By Ted Penton, SJ
If your child went missing, where would you go looking for him or her? Probably not to a church, which is rarely the first place that runaway kids head. And that’s not where Mary and Joseph went to look for 12-year-old Jesus either, despite the miraculous circumstances surrounding his birth. Three days they spent looking for him — three days! That’s a lot of time to search all over Jerusalem, at friends’ and relatives’ houses, wherever the kids were hanging out — we don’t know where all they looked. But we do know that it took three days before they finally went to the Temple, and that’s a long time when you’re looking for a missing child.
How many times in each of our own lives has it seemed like Jesus was missing, was no longer with us, or maybe even never was? Or how many times have we been marching along, secure in the belief that Jesus was still with us, when in fact we’d gone off on our own way, having left him behind? Where do we go looking for him? Where do we go looking for God, or even just for a connection with something greater than ourselves, when it feels like that’s missing?
How many times in each of our own lives has it seemed like Jesus was missing, was no longer with us, or maybe even never was?
For an ever-growing number of people in our society, the last place they go looking for God is to a church or temple. Many people, especially younger people, want to live a spiritual life, but want to do so without a connection to any organized religion. Whether that’s because of scandals in the Church, disagreements with Church teachings or because the Church just seems irrelevant and disconnected from everyday life, the Church is a place that fewer people turn to.
When Mary and Joseph finally found Jesus, sitting in the Temple among the teachers, “they were astonished.” One of the hallmarks of authentic encounter with Jesus is that it often surprises us in some way. Throughout his public ministry, he repeatedly surprised those around him by his words, his behaviour and the people he associated with. As then, so it is today — Jesus can show up in our own lives in the places we least expect him. He is a living God, not one who fits into the boxes we inevitably create for him. He continually challenges and expands our understanding of who God is.
The surprise of finding Jesus, though, is a particular kind of surprise. Jesus normally doesn’t show up in totally random places, but in places which, in retrospect, should have been obvious. Though Mary and Joseph are initially astonished at finding Jesus in the Temple, he wonders why, asking why they even had to search: “Did you not know that I must be in my Father’s house?” The feeling of surprise on encountering Jesus is often shortly followed by a feeling of, “of course,” and I imagine that’s how Mary and Joseph felt, even if they didn’t fully understand.
Jesus can show up in our own lives in the places we least expect him.
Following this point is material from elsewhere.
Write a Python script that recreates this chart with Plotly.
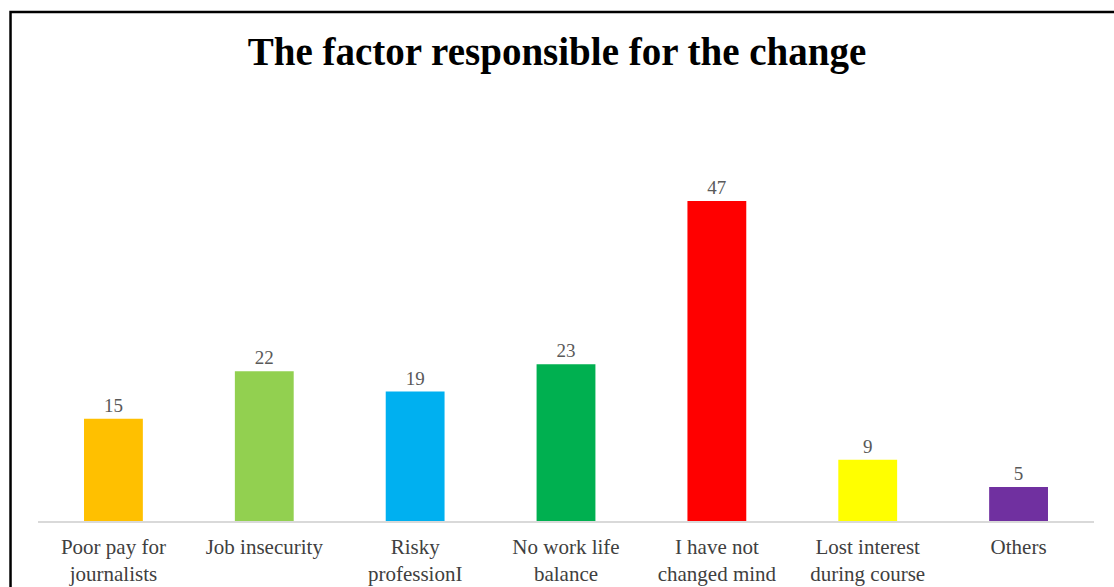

He is a living God, not one who fits into the boxes we inevitably create for him.
After all, through his life and teaching, Jesus showed us where to find him: in Scripture, in the Eucharist, in prayer, in service to others, especially those who are poor and excluded. At the time many were astonished to find God at work outside of the Temple, consorting with women, with prostitutes, with tax collectors, with lepers, with Samaritans. In our day, many might be equally astonished to find that the living God is still at work inside the Church, even a Church subject to so many human failings.